E todo o texto acaba girando em torno do quanto é necessário ter sensibilidade para tocar em uma orquestra e o quanto falta sensibilidade na gestão das empresas e a diferença que faria blah blah bullshit.
Não é sobre sensibilidade, é sobre trabalho. Também é sobre sensibilidade, mas isso é construído durante todo o processo de trabalho, seguindo um roteiro bem definido. Para realizar um concerto, há todo um organograma de ensaios, hierarquia, trabalho “em casa” (estudo individual das partituras). Cada parte disso tudo tem processo, muito conhecimento e experiência prévia.
Além da organização e processos para a realização dos concertos, orquestras precisam de gestão empresarial também. As palestras e artigos geralmente não abordam isso, e esse lado pode conter aspectos bastante diversos e interessantes também.
Existem orquestras de gestão pública (orquestras sinfônicas), mantidas pelo estado, orquestras privadas (filarmônicas), mantidas por instituições privadas ou fundações, orquestras mistas, e orquestras temporárias formadas para ocasiões específicas – todas elas com características interessantes a serem exploradas.
Decidi escrever alguns artigos sobre essa relação orquestra/empresa, do ponto de vista de quem tocou (violino) em orquestras de vários tamanhos, em várias posições, e hoje trabalha em empresas de tecnologia, passou por camadas diferentes e posições de liderança.
Mas depois de todo esse introitus, ainda vale a analogia entre gestão de empresa e concertos de orquestras?

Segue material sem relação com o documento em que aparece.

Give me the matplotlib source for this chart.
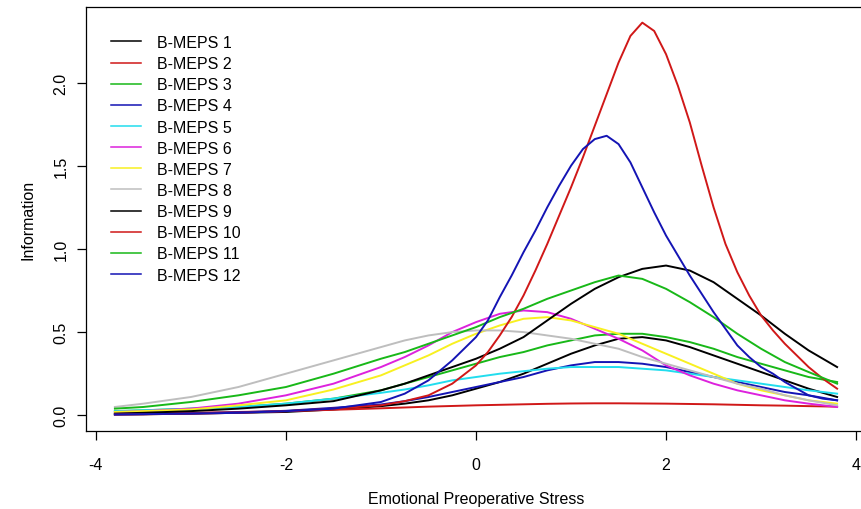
import matplotlib
matplotlib.use('Agg')
import matplotlib.pyplot as plt

plt.rcParams['font.family'] = ['Liberation Sans', 'DejaVu Sans']

# Theta grid (latent trait) used for the flatter information curves
theta = [-3.8, -3.5, -3.0, -2.5, -2.0, -1.5, -1.0, -0.75, -0.5, -0.25, 0.0, 0.25, 0.5,
         0.75, 1.0, 1.25, 1.5, 1.75, 2.0, 2.25, 2.5, 2.75, 3.0, 3.25, 3.5, 3.8]

# finer grid for the two peaked items
theta_fine = [-3.8, -3.5, -3.0, -2.5, -2.0, -1.5, -1.0, -0.75, -0.5, -0.25, 0.0,
              0.125, 0.25, 0.375, 0.5, 0.625, 0.75, 0.875, 1.0, 1.125, 1.25, 1.375, 1.5,
              1.625, 1.75, 1.875, 2.0, 2.125, 2.25, 2.375, 2.5, 2.625, 2.75, 2.875, 3.0,
              3.125, 3.25, 3.375, 3.5, 3.65, 3.8]

# Item information values
item1 = [0.005, 0.006, 0.01, 0.015, 0.02, 0.035, 0.055, 0.07, 0.09, 0.12, 0.16, 0.20, 0.25,
         0.31, 0.37, 0.42, 0.46, 0.47, 0.45, 0.41, 0.36, 0.31, 0.26, 0.21, 0.16, 0.11]
item2 = [0.01, 0.012, 0.015, 0.02, 0.025, 0.033, 0.042, 0.047, 0.052, 0.056, 0.06, 0.063, 0.066,
         0.069, 0.071, 0.072, 0.072, 0.071, 0.07, 0.068, 0.066, 0.063, 0.06, 0.058, 0.055, 0.052]
item3 = [0.025, 0.03, 0.04, 0.05, 0.07, 0.10, 0.15, 0.19, 0.23, 0.27, 0.31, 0.35, 0.38,
         0.42, 0.45, 0.48, 0.49, 0.49, 0.47, 0.44, 0.40, 0.35, 0.31, 0.27, 0.23, 0.20]
item4 = [0.005, 0.007, 0.012, 0.018, 0.027, 0.045, 0.065, 0.085, 0.11, 0.14, 0.17, 0.20, 0.23,
         0.27, 0.30, 0.32, 0.32, 0.31, 0.29, 0.26, 0.23, 0.20, 0.17, 0.14, 0.12, 0.09]
item5 = [0.025, 0.03, 0.04, 0.05, 0.07, 0.10, 0.135, 0.155, 0.18, 0.21, 0.23, 0.25, 0.265,
         0.28, 0.29, 0.29, 0.29, 0.28, 0.27, 0.25, 0.23, 0.21, 0.19, 0.17, 0.15, 0.13]
item6 = [0.02, 0.025, 0.04, 0.07, 0.12, 0.19, 0.29, 0.35, 0.42, 0.50, 0.56, 0.61, 0.63,
         0.62, 0.58, 0.52, 0.46, 0.39, 0.30, 0.24, 0.19, 0.15, 0.12, 0.09, 0.07, 0.05]
item7 = [0.02, 0.025, 0.035, 0.06, 0.09, 0.155, 0.24, 0.30, 0.36, 0.43, 0.49, 0.54, 0.58,
         0.59, 0.57, 0.53, 0.49, 0.43, 0.37, 0.31, 0.25, 0.19, 0.15, 0.12, 0.09, 0.07]
item8 = [0.05, 0.07, 0.11, 0.17, 0.25, 0.33, 0.41, 0.45, 0.48, 0.50, 0.51, 0.51, 0.50,
         0.48, 0.46, 0.43, 0.40, 0.35, 0.31, 0.27, 0.23, 0.19, 0.16, 0.12, 0.09, 0.06]
item9 = [0.01, 0.015, 0.025, 0.04, 0.06, 0.085, 0.15, 0.19, 0.24, 0.29, 0.34, 0.40, 0.47,
         0.57, 0.67, 0.76, 0.83, 0.88, 0.90, 0.87, 0.80, 0.70, 0.60, 0.49, 0.39, 0.29]
item10 = [0.005, 0.006, 0.01, 0.015, 0.025, 0.04, 0.06, 0.085, 0.12, 0.19, 0.30,
          0.38, 0.48, 0.59, 0.72, 0.87, 1.03, 1.20, 1.37, 1.55, 1.74, 1.93, 2.12,
          2.28, 2.36, 2.31, 2.17, 1.98, 1.76, 1.50, 1.25, 1.03, 0.86, 0.72, 0.60,
          0.51, 0.43, 0.36, 0.29, 0.22, 0.16]
item11 = [0.04, 0.05, 0.08, 0.12, 0.17, 0.25, 0.34, 0.38, 0.43, 0.48, 0.53, 0.59, 0.64,
          0.70, 0.75, 0.80, 0.84, 0.82, 0.76, 0.68, 0.59, 0.49, 0.40, 0.32, 0.26, 0.19]
item12 = [0.005, 0.007, 0.01, 0.015, 0.025, 0.04, 0.08, 0.13, 0.21, 0.33, 0.47,
          0.57, 0.71, 0.84, 0.98, 1.11, 1.25, 1.38, 1.50, 1.60, 1.66, 1.68, 1.63,
          1.52, 1.37, 1.22, 1.08, 0.96, 0.84, 0.73, 0.62, 0.52, 0.42, 0.35, 0.29,
          0.25, 0.20, 0.16, 0.12, 0.10, 0.09]

items = [item1, item2, item3, item4, item5, item6, item7, item8, item9, item10, item11, item12]
labels = ['B-MEPS %d' % (i + 1) for i in range(12)]

# R's default palette, recycled
palette = ['black', '#D01818', '#18B818', '#1414B4', '#22DDEE', '#DD22DD', '#F8F020', '#BEBEBE']

fig = plt.figure(figsize=(8.62, 5.10), dpi=100)
W, H = 862, 510
ax = fig.add_axes([86 / W, (H - 432) / H, 780 / W, 424 / H])

for i, vals in enumerate(items):
    xs = theta_fine if len(vals) == len(theta_fine) else theta
    ax.plot(xs, vals, color=palette[i % 8], lw=1.4, label=labels[i])

ax.set_xlim(-4.104, 4.104)
ax.set_ylim(-0.0944, 2.454)
ax.set_xticks([-4, -2, 0, 2, 4])
ax.set_xticklabels(['-4', '-2', '0', '2', '4'])
ax.set_yticks([0.0, 0.5, 1.0, 1.5, 2.0])
ax.set_yticklabels(['0.0', '0.5', '1.0', '1.5', '2.0'], rotation=90, va='center')
ax.tick_params(axis='both', direction='out', length=6.5, width=0.9, labelsize=11.5)
ax.tick_params(axis='x', pad=12)
ax.tick_params(axis='y', pad=6)
for s in ax.spines.values():
    s.set_linewidth(0.9)

fig.text(476 / W, 1 - 500 / H, 'Emotional Preoperative Stress', ha='center', va='center', fontsize=11.5)
fig.text(28 / W, 1 - 220 / H, 'Information', ha='center', va='center', rotation=90, fontsize=11.5)

ax.legend(loc='upper left', bbox_to_anchor=(111 / W, 1 - 36 / H), bbox_transform=fig.transFigure,
          frameon=False, fontsize=11.5, borderpad=0, borderaxespad=0, handlelength=1.9,
          handletextpad=1.0, labelspacing=0.385)
for line in ax.get_legend().get_lines():
    line.set_linewidth(1.1)

fig.savefig('out.png', dpi=100)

Sim, claro! É uma troca de experiências realmente de valor – para músicos e gestores. E de bônus: todo o concerto é um evento mágico!
No final das contas, assistir a um concerto, ao vivo, é sempre um momento de certa forma sobrenatural, em geral poucas pessoas viveram ou vivem essa experiência, e é isso que torna interessante isso tudo.